A existência de direitos fundamentais do Estado pressupõe a existência de deveres da sociedade internacional. A soberania, expressão jurídica da independência do Estado, corresponde, portanto, ao dever da comunidade internacional de respeito a esta independência. Este dever é o princípio da não intervenção, um princípio fundamental do direito internacional e uma norma cogente direcionada a todos os membros da sociedade internacional.
Isto posto, pôde-se deduzir que uma intervenção através da Internet é capaz de violar o direto à liberdade de desenvolvimento do sistema de informação de um Estado, como também pode violar a soberania em geral e outros direitos dela decorrentes. Levantaram-se, inclusive, algumas hipóteses de formas de intervenção perpetradas através da Internet.
Revelou-se, também, que o ato da empresa multinacional que atenta contra a soberania estatal, apesar de constituir ilícito internacional, não constitui suporte fático para a incidência da responsabilidade no âmbito internacional, pois esta é um instituto de direito internacional direcionado apenas aos sujeitos de direito internacionais formais. Além disso, expôs-se que a soberania do Estado sob cuja jurisdição uma empresa internacional se encontre pode servir como proteção a uma sanção internacional, considerando o atual estágio do direito internacional.
No entanto, observou-se que a doutrina internacional fala em responsabilidade internacional originada por atos ilícitos de particulares. Nestes casos, a responsabilidade do Estado não resulta diretamente dos atos dos indivíduos, mas da atitude do próprio Estado, ou seja, da inexecução, por este, de obrigações que o direito internacional lhe impõe.
Atentando para o fato que a resolução da Assembleia Geral das Nações Unidas 36/103 de 1981 adiciona ao princípio da não intervenção o dever do Estado de assegurar que seu território não seja usado de nenhuma maneira para a violação da soberania de outro Estado, deduziu-se a possibilidade de responsabilizar o Estado de cujo território originaram-se atos internacionalmente danosos perpetrados através da Internet.
Considerando que o ato de uma empresa multinacional violando a soberania de um Estado constitui um ato ilícito, que este ato ilícito por si só causa um dano e que o Estado, sob cuja jurisdição esta empresa se encontra, não tomou as medidas preventivas e punitivas determinadas pelo direito internacional, conclui-se que a este Estado poderia ser imputada a responsabilidade por este ato ilícito.
A segunda hipótese levantada, conforme a qual os Estados sob cuja jurisdição as empresas multinacionais se encontram deveriam ser responsabilizados por danos causados por estas, foi parcialmente confirmada, enquanto restou refutada a primeira hipótese levantada, segundo a qual são as próprias empresas multinacionais que devem ser internacionalmente responsabilizadas por seus atos.

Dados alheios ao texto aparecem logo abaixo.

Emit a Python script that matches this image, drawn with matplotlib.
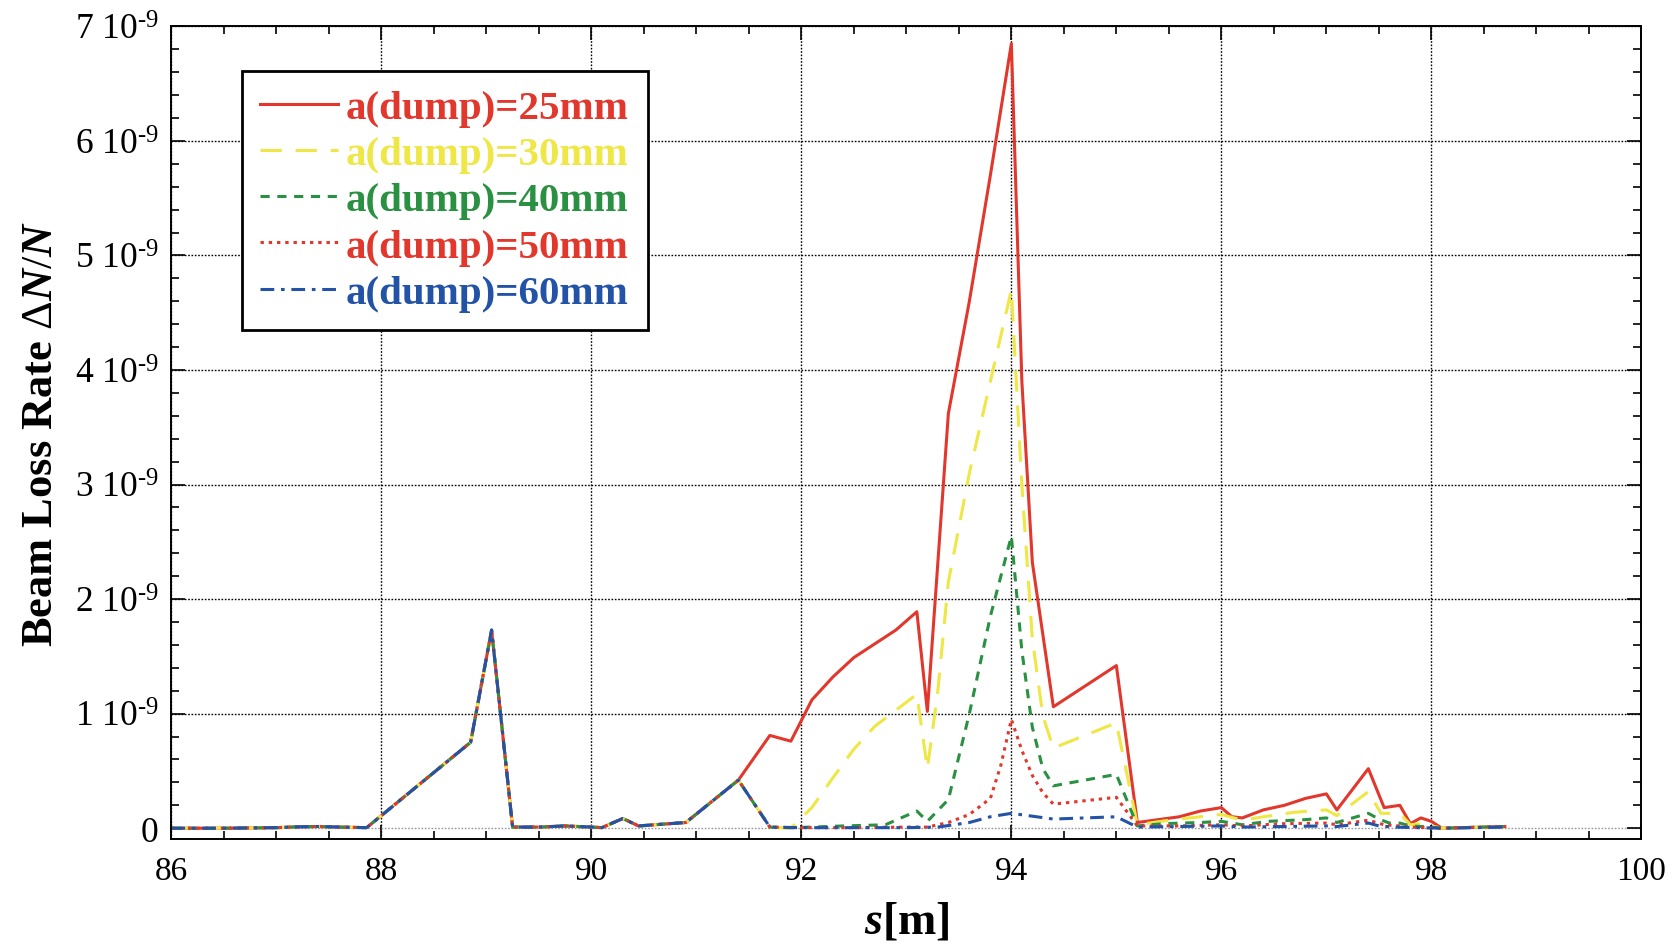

Visto isto, e dada a gravidade dos danos que podem ser causados através de meios digitais, reafirma-se a pertinência do estudo da relação do direito internacional com as novas formas de organização sociais, os novos meios de comunicação e a Internet. A doutrina internacional brasileira é carente no que diz respeito ao estudo específico sobre a relação das tecnologias das comunicações com o direito internacional público.
Da relação entre o direito internacional e a Internet é frutífera de temas e diversas problemáticas interessantes podem surgir desta relação. Pode-se citar, como exemplo de questões que permanecem em aberto, a análise da responsabilidade internacional dos Estados quando o dano à soberania é causado por eles mesmo através da Internet, ou ainda, se da relação de coordenação entre empresa sede e empresa subsidiária poder-se-ia fazer incidir o instituto da desconsideração da personalidade jurídica para responsabilizar a empresa sede por danos causados por uma empresa subsidiária.